日本初の「ネズミ講」は文字通り日本を揺るがしました。最盛期には180万人もの会員を集め、画像のように、日本武道館大入り満員の「ネズミ祭り(※後の通称)」まで開かれたのです。集めたお金は現在の価値で約1兆円。その後この人びとはどうなったのでしょう。
(アーカイブマネジメント部 疋田智)

天下一家の会「ネズミ講」のしくみ

無限連鎖講、いわゆる「ネズミ講」の元祖は、1967年に熊本に設立されました。その名を「第一相互経済研究所」。

研究所と名乗ってはいますが、要するに田舎の「無尽(むじん)」や「頼母子講(たのもしこう)」をピラミッド型に変形したものでした。これが後に「天下一家の会」と名を変え、全国的な巨大組織に育っていくのです。

システムは単純でした。
まずは個人出資者を募ります。その出資者(仮に会員A)が2080円を出します。そのうち1080円は本部へ、そして、残りの1000円を5代前の会員に送金する、というただそれだけのものです。
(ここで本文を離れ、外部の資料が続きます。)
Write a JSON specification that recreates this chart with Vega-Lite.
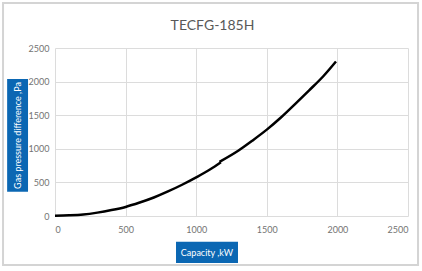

そして、会員A自身が4人の子ネズミを勧誘することができれば、それでおしまい。

待っていればやがて自分の5代下の孫(子-孫-曾孫-玄孫の次「来孫」にあたります)から1000円×1024(4の4乗)人=合計102万4000円が入ってくるという仕組みです。会員Aさんウハウハです。

本部は会員がひとり増えるごとに1080円入ってきます。
一方、会員それぞれも、4人勧誘したら、あとは黙って待っているだけで102万4000円も入ってくるという勘定です。